Keputusan Menteri Tenaga Kerja Nomor 187/Men/1999 tentang Nama dan Nilai Ambang Kuantitas (NAK) Bahan Kimia Berbahaya merinci lebih detail dan lebih spesifik. Di bagian lampiran akan ditemui daftar panjang berbagai zat yang digolongkan menjadi beracun, sangat beracun, sangat reaktif, dan mudah meledak. Satu hal yang perlu dipahami bersama adalah bahwa aturan ini hanya berlaku bagi B3 yang berada di dalam area pabrik terkait kegiatan B3.
ADVERTISEMENT
Aturan transportasi pengangkutan B3 sudah disiapkan meliputi semua moda. Namun demikian, aturan yang ada dirasa masih bersifat sapu jagat. Tidak detail dan tidak spesifik merinci tindakan yang harus dilakukan ketika suatu kondisi darurat terjadi. Contoh bagaimana asam sulfat dan bahan bakar minyak disemprot air adalah contoh kesalahan fatal dalam menghadapi bahan B3. Dalam kondisi tumpa, terlebih sedang terbakar, bahan B3 tidak boleh disiram air. Api yang timbul dari bahan B3 bukanlah seperti api di kompor minyak dengan api kecil. Juga bukan seperti api unggun yang bisa mudah padam dengan air.

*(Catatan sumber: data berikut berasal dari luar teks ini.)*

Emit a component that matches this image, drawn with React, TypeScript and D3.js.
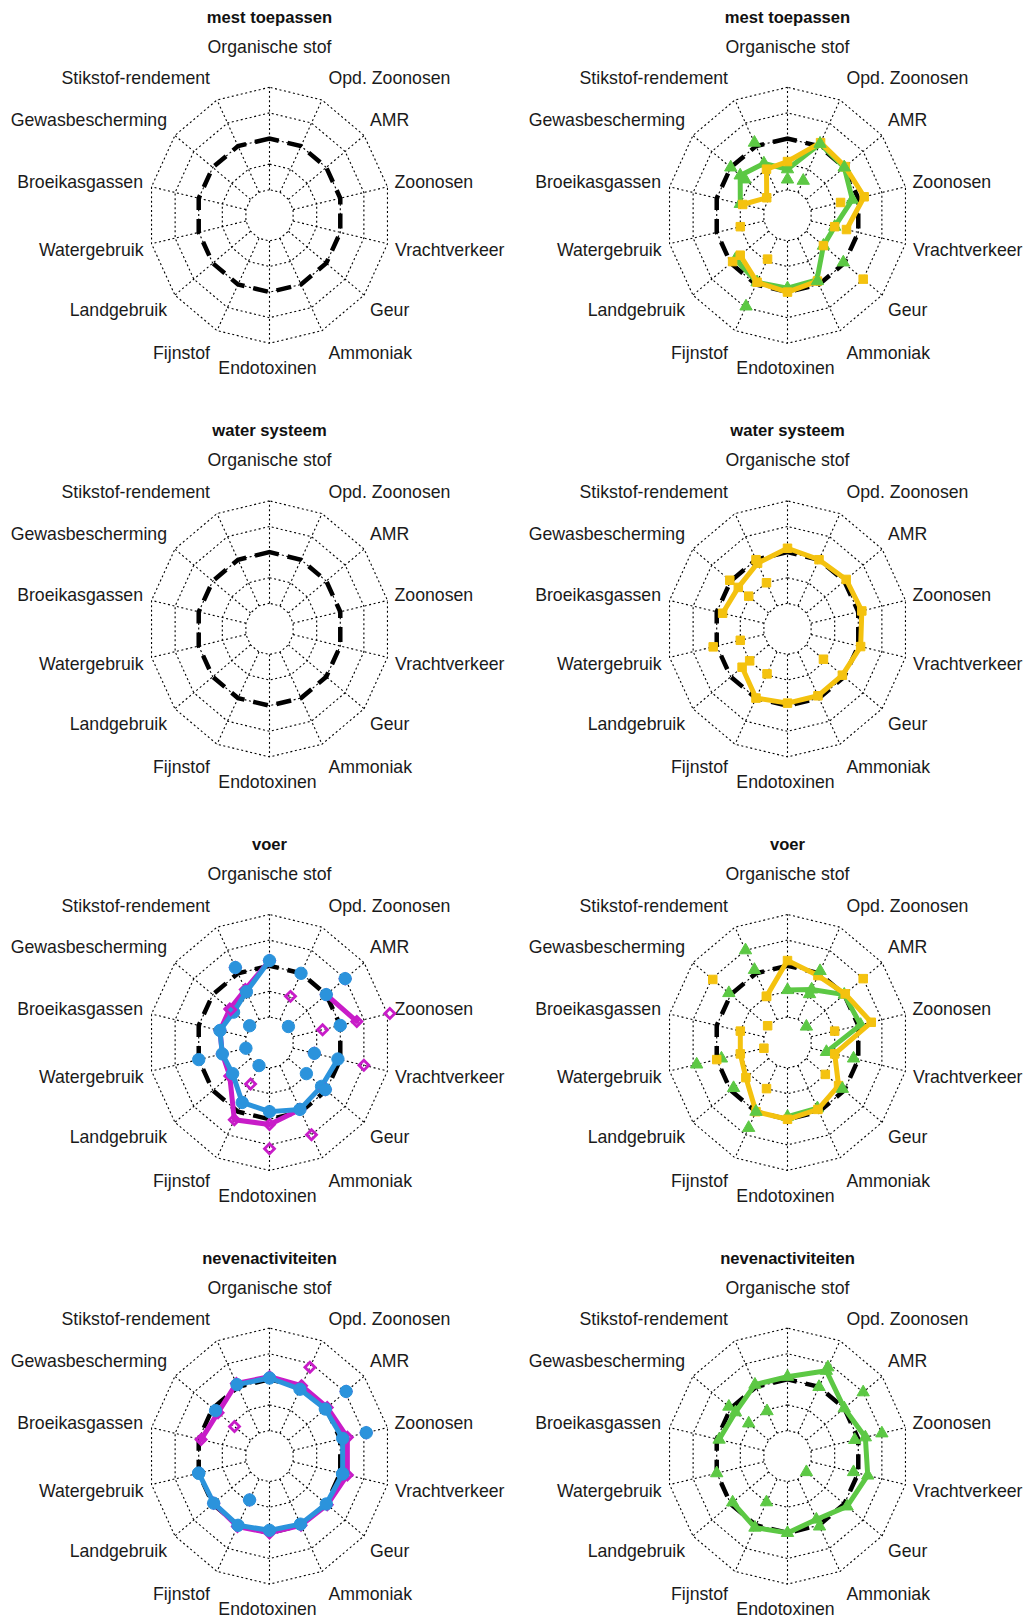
import React from "react";
import * as d3 from "d3";

// ---------- categories / labels ----------
const axisLabels = [
  "Organische stof",
  "Stikstof-rendement",
  "Gewasbescherming",
  "Broeikasgassen",
  "Watergebruik",
  "Landgebruik",
  "Fijnstof",
  "Endotoxinen",
  "Ammoniak",
  "Geur",
  "Vrachtverkeer",
  "Zoonosen",
  "AMR",
  "Opd. Zoonosen",
];
const panelTitles = ["mest toepassen", "water systeem", "voer", "nevenactiviteiten"];
const ringLevels = [0, 1, 2, 3, 4];
const referenceLine = axisLabels.map(() => 2);

// ---------- series values (scale 0..4, reference = 2) ----------
type V = number | null;
type P = [number, number]; // [axis index, value]

// mest toepassen (right)
const mestGreenLine: V[] = [0.8, 1.25, 1.5, 1.0, null, 1.75, 1.9, 1.85, 1.8, 0.9, 1.0, 1.75, 2.0, 2.1];
const mestYellowLine: V[] = [1.1, 1.0, 0.1, 0.9, null, 1.5, 1.9, 2.0, 1.85, null, 1.5, 2.25, 2.05, 2.15];
const mestGreenPoints: P[] = [[0, 0.4], [1, 2.15], [2, 2.0], [2, 1.25], [6, 2.95], [8, 1.85], [9, 1.95], [12, 2.0], [13, 2.1], [13, 0.5]];
const mestYellowPoints: P[] = [[4, 1.0], [5, 1.9], [6, 0.9], [9, 0.9], [9, 3.0], [10, 1.0], [11, 1.25]];

// water systeem (right)
const waterYellowLine: V[] = [2.15, 1.85, 1.6, 1.75, null, 1.4, 2.0, 1.9, 1.9, 1.9, 2.1, 2.15, 2.1, 2.0];
const waterYellowPoints: P[] = [[1, 2.0], [2, 2.05], [4, 2.15], [1, 1.0], [2, 1.05], [4, 1.0], [5, 1.0], [6, 0.95], [9, 0.9]];

// voer (left)
const voerMagentaLine: V[] = [2.2, 1.3, 1.1, 1.1, 1.0, 1.1, 2.35, 2.2, 1.9, null, null, 2.7, 2.0, null];
const voerBlueLine: V[] = [2.2, 1.2, 0.9, 1.1, 1.0, 0.95, 1.6, 1.7, 1.9, 1.75, 1.9, null, null, null];
const voerMagentaPoints: P[] = [[1, 2.25], [2, 1.05], [6, 0.8], [7, 3.15], [8, 3.0], [9, 1.95], [10, 3.0], [10, 0.9], [11, 4.1], [11, 1.25], [12, 3.0], [13, 1.0]];
const voerBluePoints: P[] = [[1, 2.25], [2, 0.05], [4, 2.0], [4, 0.0], [6, 0.0], [9, 0.95], [9, 1.95], [10, 0.9], [11, 2.0], [12, 2.0], [12, 3.0], [12, 0.0], [13, 2.0]];

// voer (right)
const voerGreenLine: V[] = [1.05, null, null, null, null, null, null, 1.9, 1.85, null, 0.65, 2.1, 2.0, 1.3];
const voerYellowLine: V[] = [2.2, 1.0, null, 1.0, 1.0, 1.2, 2.0, 2.0, 1.9, 1.7, 1.0, 2.55, 2.05, 1.9];
const voerGreenPoints: P[] = [[1, 3.0], [1, 2.15], [2, 2.1], [4, 1.8], [4, 2.85], [5, 1.85], [6, 2.7], [6, 2.0], [9, 1.9], [10, 1.8], [12, 0.0], [13, 1.1], [13, 2.1]];
const voerYellowPoints: P[] = [[1, 1.0], [2, 2.95], [2, 0.05], [4, 0.0], [4, 2.0], [6, 1.0], [9, 1.0], [11, 1.0], [12, 3.0]];

// nevenactiviteiten (left)
const nevenMagentaLine: V[] = [2.1, 2.15, 1.72, 1.9, null, 1.95, 2.05, 2.0, 2.0, 2.05, 2.3, 2.3, 2.05, 2.05];
const nevenBlueLine: V[] = [2.05, 2.1, null, null, 2.0, 1.95, 2.0, 1.9, 1.95, 2.0, 2.1, 2.1, 1.95, 1.9];
const nevenMagentaPoints: P[] = [[2, 0.85], [6, 0.9], [11, 3.1], [12, 3.05], [13, 2.85]];
const nevenBluePoints: P[] = [[2, 1.85], [4, 2.0], [6, 0.9], [10, 2.1], [11, 3.1], [12, 3.05]];

// nevenactiviteiten (right)
const nevenGreenLine: V[] = [2.1, 2.1, 1.75, 1.9, null, 1.9, 2.1, 2.0, 1.75, 2.15, 2.4, 2.3, 2.0, 2.7];
const nevenGreenPoints: P[] = [[1, 0.95], [2, 2.1], [2, 1.05], [4, 2.0], [6, 1.0], [8, 2.05], [9, 0.0], [10, 1.8], [11, 3.0], [11, 1.85], [12, 3.0], [13, 2.85], [13, 2.0]];

// ---------- styling ----------
const YELLOW = "#F4C20F";
const GREEN = "#5CC844";
const BLUE = "#2B93DC";
const MAGENTA = "#C81CC8";

type Shape = "square" | "triangle" | "diamond" | "circle";
interface LineS { values: V[]; color: string; shape: Shape; }
interface PointS { pts: P[]; color: string; shape: Shape; }
interface Panel { row: number; col: number; title: string; lines: LineS[]; points: PointS[]; }

const panels: Panel[] = [
  { row: 0, col: 0, title: panelTitles[0], lines: [], points: [] },
  {
    row: 0, col: 1, title: panelTitles[0],
    lines: [
      { values: mestGreenLine, color: GREEN, shape: "triangle" },
      { values: mestYellowLine, color: YELLOW, shape: "square" },
    ],
    points: [
      { pts: mestGreenPoints, color: GREEN, shape: "triangle" },
      { pts: mestYellowPoints, color: YELLOW, shape: "square" },
    ],
  },
  { row: 1, col: 0, title: panelTitles[1], lines: [], points: [] },
  {
    row: 1, col: 1, title: panelTitles[1],
    lines: [{ values: waterYellowLine, color: YELLOW, shape: "square" }],
    points: [{ pts: waterYellowPoints, color: YELLOW, shape: "square" }],
  },
  {
    row: 2, col: 0, title: panelTitles[2],
    lines: [
      { values: voerMagentaLine, color: MAGENTA, shape: "diamond" },
      { values: voerBlueLine, color: BLUE, shape: "circle" },
    ],
    points: [
      { pts: voerMagentaPoints, color: MAGENTA, shape: "diamond" },
      { pts: voerBluePoints, color: BLUE, shape: "circle" },
    ],
  },
  {
    row: 2, col: 1, title: panelTitles[2],
    lines: [
      { values: voerGreenLine, color: GREEN, shape: "triangle" },
      { values: voerYellowLine, color: YELLOW, shape: "square" },
    ],
    points: [
      { pts: voerGreenPoints, color: GREEN, shape: "triangle" },
      { pts: voerYellowPoints, color: YELLOW, shape: "square" },
    ],
  },
  {
    row: 3, col: 0, title: panelTitles[3],
    lines: [
      { values: nevenMagentaLine, color: MAGENTA, shape: "diamond" },
      { values: nevenBlueLine, color: BLUE, shape: "circle" },
    ],
    points: [
      { pts: nevenMagentaPoints, color: MAGENTA, shape: "diamond" },
      { pts: nevenBluePoints, color: BLUE, shape: "circle" },
    ],
  },
  {
    row: 3, col: 1, title: panelTitles[3],
    lines: [{ values: nevenGreenLine, color: GREEN, shape: "triangle" }],
    points: [{ pts: nevenGreenPoints, color: GREEN, shape: "triangle" }],
  },
];

// ---------- layout ----------
const W = 1032;
const H = 1618;
const COL_X = [269.5, 787.5];
const ROW_Y0 = 215.3;
const ROW_STEP = 413.6;
const RX = 121;
const RY = 128;
const FONT = "'Liberation Sans', Arial, sans-serif";

// label offsets relative to the radar centre (text layout)
const labelLayout: { dx: number; dy: number; anchor: string }[] = [
  { dx: 0, dy: -168.6, anchor: "middle" },
  { dx: -59.5, dy: -137, anchor: "end" },
  { dx: -102.5, dy: -95.3, anchor: "end" },
  { dx: -126.5, dy: -33.6, anchor: "end" },
  { dx: -126, dy: 34.7, anchor: "end" },
  { dx: -102.5, dy: 94.7, anchor: "end" },
  { dx: -59.5, dy: 138, anchor: "end" },
  { dx: -2, dy: 153, anchor: "middle" },
  { dx: 59, dy: 138, anchor: "start" },
  { dx: 100.5, dy: 94.7, anchor: "start" },
  { dx: 125.5, dy: 34.7, anchor: "start" },
  { dx: 125, dy: -33.6, anchor: "start" },
  { dx: 100.5, dy: -95.3, anchor: "start" },
  { dx: 59, dy: -137, anchor: "start" },
];

const angle = d3.scaleLinear().domain([0, axisLabels.length]).range([Math.PI / 2, Math.PI / 2 + 2 * Math.PI]);
const radius = d3.scaleLinear().domain([0, 4]).range([0.2, 1]);

function symbolPath(shape: Shape): string {
  if (shape === "square") return d3.symbol().type(d3.symbolSquare).size(72)() as string;
  if (shape === "triangle") return d3.symbol().type(d3.symbolTriangle).size(66)() as string;
  if (shape === "circle") return d3.symbol().type(d3.symbolCircle).size(120)() as string;
  return d3.symbol().type(d3.symbolSquare).size(50)() as string;
}

function Marker({ x, y, shape, color }: { x: number; y: number; shape: Shape; color: string }) {
  if (shape === "diamond") {
    return (
      <path d={symbolPath(shape)} transform={`translate(${x},${y}) rotate(45)`} fill="none" stroke={color} strokeWidth={2.8} />
    );
  }
  return <path d={symbolPath(shape)} transform={`translate(${x},${y})`} fill={color} stroke={color} strokeWidth={1} />;
}

function Radar({ panel }: { panel: Panel }) {
  const cx = COL_X[panel.col];
  const cy = ROW_Y0 + panel.row * ROW_STEP;
  const pos = (i: number, v: number): [number, number] => {
    const a = angle(i);
    const r = radius(v);
    return [cx + RX * r * Math.cos(a), cy - RY * r * Math.sin(a)];
  };
  const idx = d3.range(axisLabels.length);
  const ringPath = (lvl: number) =>
    (d3.line().curve(d3.curveLinearClosed)(idx.map((i) => pos(i, lvl))) as string);

  const seriesLine = d3
    .line<{ i: number; v: V }>()
    .defined((d) => d.v != null)
    .x((d) => pos(d.i, d.v as number)[0])
    .y((d) => pos(d.i, d.v as number)[1]);

  const closed = (vals: V[]) => {
    const arr = vals.map((v, i) => ({ i, v }));
    return [...arr, { i: axisLabels.length, v: vals[0] }];
  };

  return (
    <g>
      <text x={cx} y={cy - 192.5} textAnchor="middle" fontFamily={FONT} fontWeight="bold" fontSize={16.6} fill="#111">
        {panel.title}
      </text>
      {axisLabels.map((lab, i) => (
        <text
          key={lab}
          x={cx + labelLayout[i].dx}
          y={cy + labelLayout[i].dy + 6}
          textAnchor={labelLayout[i].anchor as any}
          fontFamily={FONT}
          fontSize={17.7}
          fill="#1a1a1a"
        >
          {lab}
        </text>
      ))}
      {ringLevels.map((lvl) => (
        <path key={lvl} d={ringPath(lvl)} fill="none" stroke="#000" strokeWidth={1.1} strokeDasharray="2 2.6" />
      ))}
      {idx.map((i) => {
        const [x1, y1] = pos(i, 0);
        const [x2, y2] = pos(i, 4);
        return <line key={i} x1={x1} y1={y1} x2={x2} y2={y2} stroke="#000" strokeWidth={1.1} strokeDasharray="2 2.6" />;
      })}
      <path d={ringPath(referenceLine[0])} fill="none" stroke="#000" strokeWidth={4.5} strokeDasharray="15 9" />
      {panel.lines.map((s, k) => (
        <g key={"l" + k}>
          <path
            d={seriesLine(closed(s.values) as any) as string}
            fill="none"
            stroke={s.color}
            strokeWidth={5}
            strokeLinejoin="round"
            strokeLinecap="round"
          />
          {s.values.map((v, i) => {
            if (v == null) return null;
            const [x, y] = pos(i, v);
            return <Marker key={i} x={x} y={y} shape={s.shape} color={s.color} />;
          })}
        </g>
      ))}
      {panel.points.map((s, k) => (
        <g key={"p" + k}>
          {s.pts.map(([i, v], j) => {
            const [x, y] = pos(i, v);
            return <Marker key={j} x={x} y={y} shape={s.shape} color={s.color} />;
          })}
        </g>
      ))}
    </g>
  );
}

export default function App() {
  return (
    <div style={{ position: "absolute", left: 0, top: 0 }}>
      <svg width={W} height={H} viewBox={`0 0 ${W} ${H}`} style={{ display: "block", background: "#fff" }}>
        <rect width={W} height={H} fill="#fff" />
        {panels.map((p, k) => (
          <Radar key={k} panel={p} />
        ))}
      </svg>
    </div>
  );
}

Yang lebih miris, hampir semua peraturan yang ada menitikberatkan pada tanggung jawab pemilik muatan dalam pengamanan bahan B3 ketika diangkut. Ketentuan ini secara logika sulit dipenuhi. Bagaimana mungkin suatu perusahaan bisa memastikan B3 yang dibawa suatu alat angkut bisa dikendalikan setiap saat. Jika konsisten dilakukan, tidak mungkin ada suatu perusahaan pun yang bisa menjual atau memindahkan B3 dari dan ke pabriknya.
ADVERTISEMENT
Hal lain yang perlu disoroti terkait B3 adalah dari sekian banyak peraturan (mulai dari UU, PP, Perpres, PM, SE, Instruksi, dan lain-lain) tidak menyentuh masalah B3 sebagai produk. Sebagian besar aturan hanya mengatur B3 sebagai limbah seolah-olah Indonesia tidak punya kemampuan untuk memproduksi B3 sebagai produk setengah jadi atau produk jadi. Faktanya, banyak industri kimia skala besar berbaris di sepanjang pantai barat Pulau Jawa. Pabrik pengolah produk B3 pun banyak tersebar di Pulau Jawa, Sumatera, dan Kalimantan yang banyak penggunaannya untuk keperluan tambang.
Sampai di sini, jangan saling menyalahkan jika terjadi suatu bencana akibat B3. Kita pada hakikatnya sedang menanti timbulnya bencana jika tidak ada tindakan harmonisasi dan penyempurnaan aturan yang ada.